The flows recommended from July through May 14 are obtained from detailed studies by department biologists to maintain growth of adult and juvenile fish in the summer and ensure their survival during harsh winter months. The flows recommended from May 15 to June 30 are based on studies that show this flow is needed to provide adequate habitat for spawning and incubation of trout.
Department fishery biologists first sampled the Roaring Fork in 1955. By then brook trout had become well established in the stream and the consensus was that the native cutthroat had been totally displaced by the introduced, non-native brookies. Thirty-one years later, the stream was sampled again at 10,800 feet and resulted in the capture of 20 cutthroats. Subsequent surveys have found cutthroat throughout the very upper reaches of the stream. Trout don’t get very big in the short growing season and relatively low flows of the stream. Few fish reach much over 8 inches long, but there are lots of 3 to 4 inch trout which affirm that the species is able to reproduce regularly and maintain a viable population here. Genetics studies of Colorado cutthroat trout populations found throughout their native range in the Colorado River drainage show that the cutthroat in the Roaring Fork aren’t just another cutthroat. Statewide, this species shows substantial genetic variation among the streams where this species still persists, but a relatively low level of genetic divergence within each stream. Cutthroats in the Roaring Fork are one of two populations that show an especially unique level of genetic variation that is reflective of their adaptation to the distinctive habitat where they’ve developed. In light of this finding, it is important to maintain the genetic purity of existing pure populations of this species. Securing instream flow water rights on the Roaring Fork is one of several management strategies the department has pursued to conserve Colorado River cutthroats. The current fishing regulations for the area allow anglers to catch 3 trout daily (or in possession) but only one cutthroat may be greater than 12 inches. Fishing is closed year round on the Roaring Fork above the Huston Park Wilderness boundary.
From the north line of Section 13 down to the west line of Section 22.

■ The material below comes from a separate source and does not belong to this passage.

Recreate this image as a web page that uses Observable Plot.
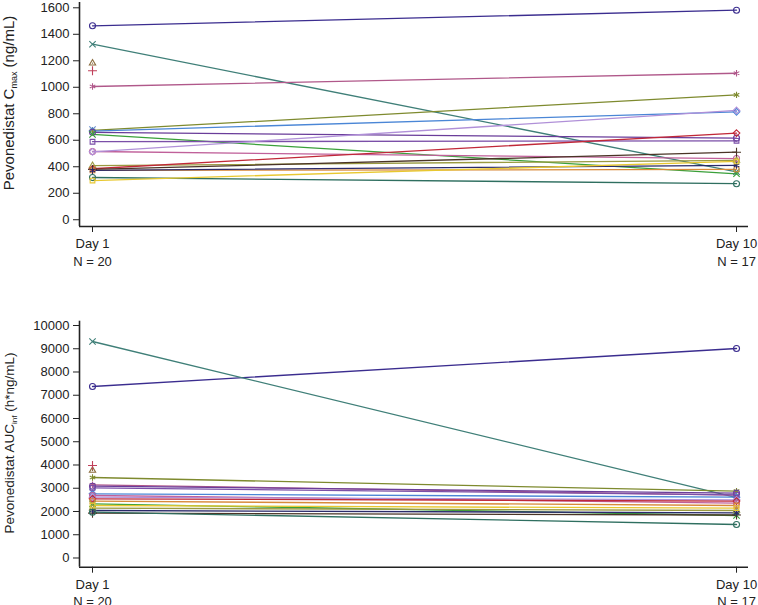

Aside from the facts that the fish are on the small side and not overly abundant, this isn’t an easy segment to reach. Grab a US Geological Survey quad map for Fletcher Peak (and a GPS unit) and drive to the trailhead 12 miles west of Riverside on Wyoming state highway 70. Park at the Battle Pass pull out and take the Continental Divide Trail (CDT) south from the parking area. The trail is marked with CDT posts and is relatively easy to follow. Stay on the main CDT trail past Red Mountain to Huston Park via Long Park. From Long Park the trail crosses the headwaters of the North Fork of the Encampment River before reaching Standard Park and the junction of the Roaring Fork Little Snake River trail – about 4 ½ miles from the trailhead. It’s another 3 miles along this trail to the upper end of the instream flow segment. You can also reach the segment from the south and west via Forest Service Road 807 and the Savery Stock Driveway, but access involves crossing small sections of private land and permission to cross them may prove difficult. Consult a Medicine Bow National Forest Map to see where those roads and private lands are – and check with Forest Service personnel in Saratoga for information on how to contact private landowners.

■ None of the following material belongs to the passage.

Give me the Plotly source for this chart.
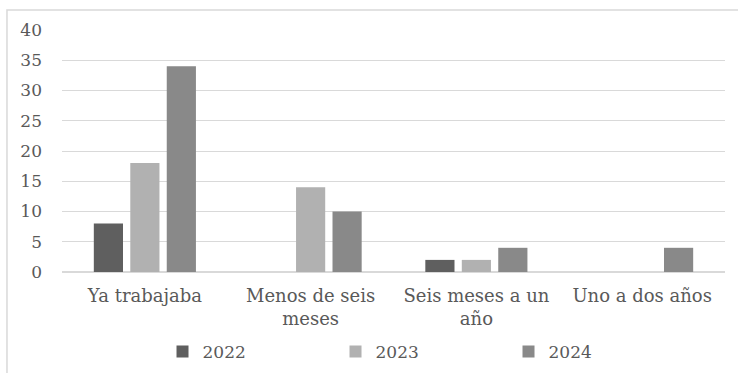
import plotly.graph_objects as go

# Tiempo hasta conseguir empleo, por año de egreso
categorias = ["Ya trabajaba", "Menos de seis<br>meses", "Seis meses a un<br>año", "Uno a dos años"]
serie_2022 = [8, 0, 2, 0]
serie_2023 = [18, 14, 2, 0]
serie_2024 = [34, 10, 4, 4]
nombres = ["2022", "2023", "2024"]
colores = ["#5f5f5f", "#b1b1b1", "#898989"]

FUENTE = "DejaVu Serif"
GRIS_TEXTO = "#595959"
GRIS_LINEA = "#d9d9d9"

fig = go.Figure()
for nombre, valores, color in zip(nombres, [serie_2022, serie_2023, serie_2024], colores):
    fig.add_trace(go.Bar(
        x=categorias, y=valores, name=nombre,
        marker=dict(color=color, line=dict(width=0)),
    ))

fig.update_layout(
    width=738, height=373,
    margin=dict(l=62, r=13, t=30, b=101, autoexpand=False),
    paper_bgcolor="white", plot_bgcolor="white",
    barmode="group", bargap=0.34, bargroupgap=0.2,
    font=dict(family=FUENTE, size=17, color=GRIS_TEXTO),
    showlegend=True,
    legend=dict(
        orientation="h", x=0.543, xanchor="center", y=-0.33, yanchor="middle",
        entrywidth=128, entrywidthmode="pixels",
        font=dict(family=FUENTE, size=17, color=GRIS_TEXTO),
        traceorder="normal",
    ),
    xaxis=dict(
        showgrid=False, showline=False, ticks="", automargin=False,
        ticklabelstandoff=11,
        tickfont=dict(family=FUENTE, size=18, color=GRIS_TEXTO),
    ),
    yaxis=dict(
        range=[0, 40], dtick=5, tick0=0, automargin=False,
        showgrid=True, gridcolor=GRIS_LINEA, gridwidth=1,
        zeroline=True, zerolinecolor=GRIS_LINEA, zerolinewidth=1.5,
        showline=False, ticks="", ticklabelstandoff=19,
        tickfont=dict(family=FUENTE, size=17, color=GRIS_TEXTO),
    ),
    shapes=[dict(
        type="rect", xref="paper", yref="paper",
        x0=-0.083, x1=1.2, y0=-0.6, y1=1.083,
        line=dict(color=GRIS_LINEA, width=1.5), fillcolor="rgba(0,0,0,0)",
        layer="below",
    )],
)

fig.write_html("out.html")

Ten thousand feet above sea level is a tough place to do business of any kind. When coupled with the remote and rugged setting of the Sierra Madre Range in south-central Wyoming along the Colorado border it’s quite remarkable to think that any industry or business could get established and hang on. But in the late 1800’s there were nearly 300 documented mines in the area yielding mostly copper to miners who’d come West in search of gold. Some mines were more profitable than others but today, the only evidence of this former industry is some scattered rail cars, rusting machinery, and remnants of old buildings slowly melting away under the wear of weather. At least four of these old mines, including the Itmay mine, are located adjacent to or near the Roaring Fork Little Snake River. Aside from big game hunters in the fall, a handful of curious hikers during the summer, and the occasional government scientist, the area has reverted to the peaceful, pristine wilderness that welcomed the 19th century entrepreneurs. This special character was an important reason for establishing the Huston Park Wilderness Area here in 1984. Though the miners have long since departed, Colorado River cutthroat trout, one of Wyoming’s four native trout species, still do a good business in the Roaring Fork in spite of the harsh elements and remote location. The Roaring Fork isn’t very big and definitely isn’t a classic destination trout water for well-healed anglers; but it’s one of several such streams that plays a critically important role in maintaining this unique Wyoming treasure. Anglers who test the waters of this stream may redefine their definition of a trophy trout after negotiating their way up to this extremely pristine and historic setting.